■ Task goal
Pick out each line containing the string "this".

Records from a data collection:
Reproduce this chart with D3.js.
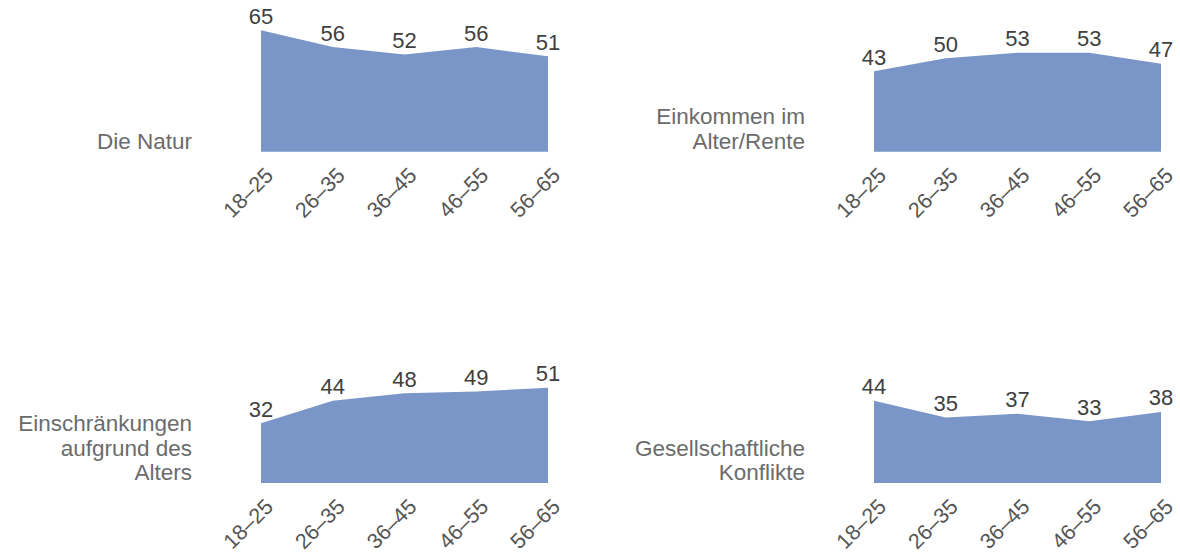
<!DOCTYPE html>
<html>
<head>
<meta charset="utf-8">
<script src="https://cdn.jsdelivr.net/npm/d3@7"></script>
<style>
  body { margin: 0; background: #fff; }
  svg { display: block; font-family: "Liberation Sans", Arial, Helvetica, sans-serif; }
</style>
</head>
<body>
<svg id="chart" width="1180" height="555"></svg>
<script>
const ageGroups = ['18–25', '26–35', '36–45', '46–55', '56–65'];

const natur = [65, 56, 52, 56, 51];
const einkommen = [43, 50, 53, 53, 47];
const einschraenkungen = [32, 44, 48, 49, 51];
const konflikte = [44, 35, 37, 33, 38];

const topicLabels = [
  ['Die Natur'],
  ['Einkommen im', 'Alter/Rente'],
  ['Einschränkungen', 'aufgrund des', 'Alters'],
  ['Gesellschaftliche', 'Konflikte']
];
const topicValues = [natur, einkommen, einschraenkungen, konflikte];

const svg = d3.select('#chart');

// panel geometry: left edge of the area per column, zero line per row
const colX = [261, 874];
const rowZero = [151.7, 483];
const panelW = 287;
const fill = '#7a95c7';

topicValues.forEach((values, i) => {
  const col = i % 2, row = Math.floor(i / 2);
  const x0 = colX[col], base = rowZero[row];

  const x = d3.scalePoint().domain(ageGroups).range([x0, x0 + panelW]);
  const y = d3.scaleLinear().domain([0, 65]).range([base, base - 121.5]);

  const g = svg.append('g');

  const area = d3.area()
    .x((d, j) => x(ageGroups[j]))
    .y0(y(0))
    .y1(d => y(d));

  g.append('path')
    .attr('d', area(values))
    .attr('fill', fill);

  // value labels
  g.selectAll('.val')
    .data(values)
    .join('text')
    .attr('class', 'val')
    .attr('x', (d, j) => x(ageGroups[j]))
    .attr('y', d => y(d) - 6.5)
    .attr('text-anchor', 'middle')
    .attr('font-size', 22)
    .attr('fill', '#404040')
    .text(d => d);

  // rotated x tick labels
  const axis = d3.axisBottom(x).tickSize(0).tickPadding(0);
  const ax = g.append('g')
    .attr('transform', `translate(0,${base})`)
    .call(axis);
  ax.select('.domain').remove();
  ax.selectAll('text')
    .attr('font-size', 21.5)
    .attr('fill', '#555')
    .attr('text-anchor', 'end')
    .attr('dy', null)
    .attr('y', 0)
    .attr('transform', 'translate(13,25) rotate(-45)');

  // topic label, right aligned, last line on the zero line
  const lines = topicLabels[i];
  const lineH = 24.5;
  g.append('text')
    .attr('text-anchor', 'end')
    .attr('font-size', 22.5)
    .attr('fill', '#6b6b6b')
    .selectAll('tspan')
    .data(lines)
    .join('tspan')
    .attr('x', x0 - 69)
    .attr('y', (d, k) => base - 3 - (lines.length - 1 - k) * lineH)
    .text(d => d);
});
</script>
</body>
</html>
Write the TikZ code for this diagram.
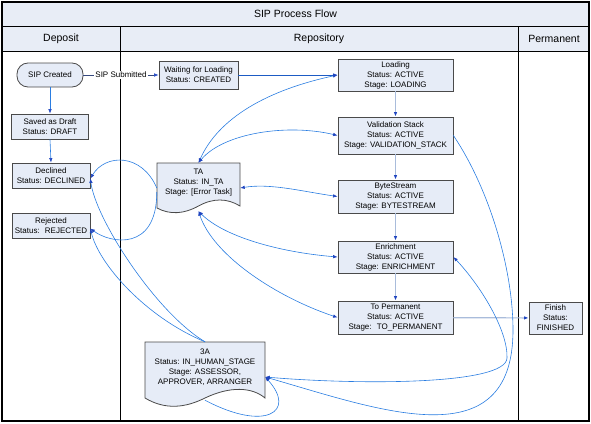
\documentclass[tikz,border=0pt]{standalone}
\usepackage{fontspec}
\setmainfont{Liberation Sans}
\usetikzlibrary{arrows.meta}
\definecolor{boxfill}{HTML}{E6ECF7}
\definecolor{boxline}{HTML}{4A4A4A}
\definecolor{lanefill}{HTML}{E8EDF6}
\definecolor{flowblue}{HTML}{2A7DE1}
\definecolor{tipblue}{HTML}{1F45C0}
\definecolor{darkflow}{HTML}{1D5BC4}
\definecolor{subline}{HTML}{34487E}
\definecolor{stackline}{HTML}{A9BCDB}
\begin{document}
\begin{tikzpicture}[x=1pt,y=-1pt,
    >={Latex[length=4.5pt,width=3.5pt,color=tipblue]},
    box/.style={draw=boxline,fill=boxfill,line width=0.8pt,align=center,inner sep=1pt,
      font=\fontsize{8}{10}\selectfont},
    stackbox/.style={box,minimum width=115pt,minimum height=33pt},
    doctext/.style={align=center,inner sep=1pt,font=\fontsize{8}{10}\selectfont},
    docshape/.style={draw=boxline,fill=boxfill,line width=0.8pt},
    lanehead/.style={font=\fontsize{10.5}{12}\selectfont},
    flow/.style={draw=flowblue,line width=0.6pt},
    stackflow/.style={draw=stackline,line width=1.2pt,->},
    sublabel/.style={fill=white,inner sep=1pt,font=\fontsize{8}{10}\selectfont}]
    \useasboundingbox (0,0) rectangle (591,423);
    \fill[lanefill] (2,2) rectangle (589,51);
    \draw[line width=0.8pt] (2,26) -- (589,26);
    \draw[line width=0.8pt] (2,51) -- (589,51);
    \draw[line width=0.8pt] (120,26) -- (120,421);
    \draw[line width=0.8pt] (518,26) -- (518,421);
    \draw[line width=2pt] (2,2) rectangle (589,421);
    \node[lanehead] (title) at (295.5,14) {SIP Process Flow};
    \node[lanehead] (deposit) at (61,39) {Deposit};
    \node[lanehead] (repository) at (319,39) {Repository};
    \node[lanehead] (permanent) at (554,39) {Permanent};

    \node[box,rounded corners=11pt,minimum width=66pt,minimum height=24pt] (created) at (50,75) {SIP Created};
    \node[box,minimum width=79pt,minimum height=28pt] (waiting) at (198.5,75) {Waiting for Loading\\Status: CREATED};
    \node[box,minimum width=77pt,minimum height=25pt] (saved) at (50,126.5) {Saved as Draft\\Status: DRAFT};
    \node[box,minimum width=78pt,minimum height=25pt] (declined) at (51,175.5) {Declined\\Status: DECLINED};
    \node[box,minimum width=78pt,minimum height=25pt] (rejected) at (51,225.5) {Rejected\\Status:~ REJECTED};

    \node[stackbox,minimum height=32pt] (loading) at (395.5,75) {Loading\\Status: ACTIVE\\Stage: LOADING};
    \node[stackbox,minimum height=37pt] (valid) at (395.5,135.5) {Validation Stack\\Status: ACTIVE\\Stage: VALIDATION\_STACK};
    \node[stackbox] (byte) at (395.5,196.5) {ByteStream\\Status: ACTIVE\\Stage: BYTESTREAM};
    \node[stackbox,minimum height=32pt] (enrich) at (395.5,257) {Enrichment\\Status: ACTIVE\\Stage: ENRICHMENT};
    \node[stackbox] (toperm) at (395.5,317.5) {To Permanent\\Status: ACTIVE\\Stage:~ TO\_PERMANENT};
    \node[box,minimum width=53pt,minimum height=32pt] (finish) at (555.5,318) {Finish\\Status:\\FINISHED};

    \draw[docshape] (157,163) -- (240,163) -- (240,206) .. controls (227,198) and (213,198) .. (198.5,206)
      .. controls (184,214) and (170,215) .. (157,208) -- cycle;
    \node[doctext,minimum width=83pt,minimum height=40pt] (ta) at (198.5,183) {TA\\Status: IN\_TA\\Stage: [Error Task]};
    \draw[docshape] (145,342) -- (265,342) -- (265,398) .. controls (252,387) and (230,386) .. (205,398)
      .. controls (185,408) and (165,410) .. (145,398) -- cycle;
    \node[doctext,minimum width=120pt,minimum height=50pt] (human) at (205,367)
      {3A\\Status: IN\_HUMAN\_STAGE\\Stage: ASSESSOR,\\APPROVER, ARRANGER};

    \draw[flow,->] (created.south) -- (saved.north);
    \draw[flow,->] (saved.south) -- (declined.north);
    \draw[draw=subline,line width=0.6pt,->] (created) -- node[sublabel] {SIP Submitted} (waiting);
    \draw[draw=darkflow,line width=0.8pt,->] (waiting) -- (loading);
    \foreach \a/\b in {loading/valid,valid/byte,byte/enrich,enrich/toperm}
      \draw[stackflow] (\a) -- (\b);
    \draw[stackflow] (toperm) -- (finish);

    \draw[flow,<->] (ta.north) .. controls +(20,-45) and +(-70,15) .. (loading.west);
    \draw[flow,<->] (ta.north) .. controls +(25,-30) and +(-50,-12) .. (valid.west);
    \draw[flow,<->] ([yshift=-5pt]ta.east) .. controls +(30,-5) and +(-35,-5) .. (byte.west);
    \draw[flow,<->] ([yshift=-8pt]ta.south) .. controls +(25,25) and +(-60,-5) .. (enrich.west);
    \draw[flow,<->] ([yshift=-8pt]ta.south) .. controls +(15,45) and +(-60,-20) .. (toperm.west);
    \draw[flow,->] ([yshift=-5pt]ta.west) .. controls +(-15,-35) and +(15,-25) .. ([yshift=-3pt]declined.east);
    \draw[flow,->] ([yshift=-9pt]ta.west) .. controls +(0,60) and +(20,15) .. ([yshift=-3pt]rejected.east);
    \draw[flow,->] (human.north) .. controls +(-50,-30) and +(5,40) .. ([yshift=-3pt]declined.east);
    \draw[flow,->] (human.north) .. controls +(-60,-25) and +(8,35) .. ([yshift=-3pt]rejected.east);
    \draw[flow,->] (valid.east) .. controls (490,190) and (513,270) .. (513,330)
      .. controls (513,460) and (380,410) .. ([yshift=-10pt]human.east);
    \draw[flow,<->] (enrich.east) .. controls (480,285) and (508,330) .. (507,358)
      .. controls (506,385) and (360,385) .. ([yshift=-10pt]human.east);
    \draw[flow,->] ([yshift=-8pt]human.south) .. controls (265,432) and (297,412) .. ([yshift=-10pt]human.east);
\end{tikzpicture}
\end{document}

■ Expected answer
Reproduce this chart with D3.js.
Write the TikZ code for this diagram.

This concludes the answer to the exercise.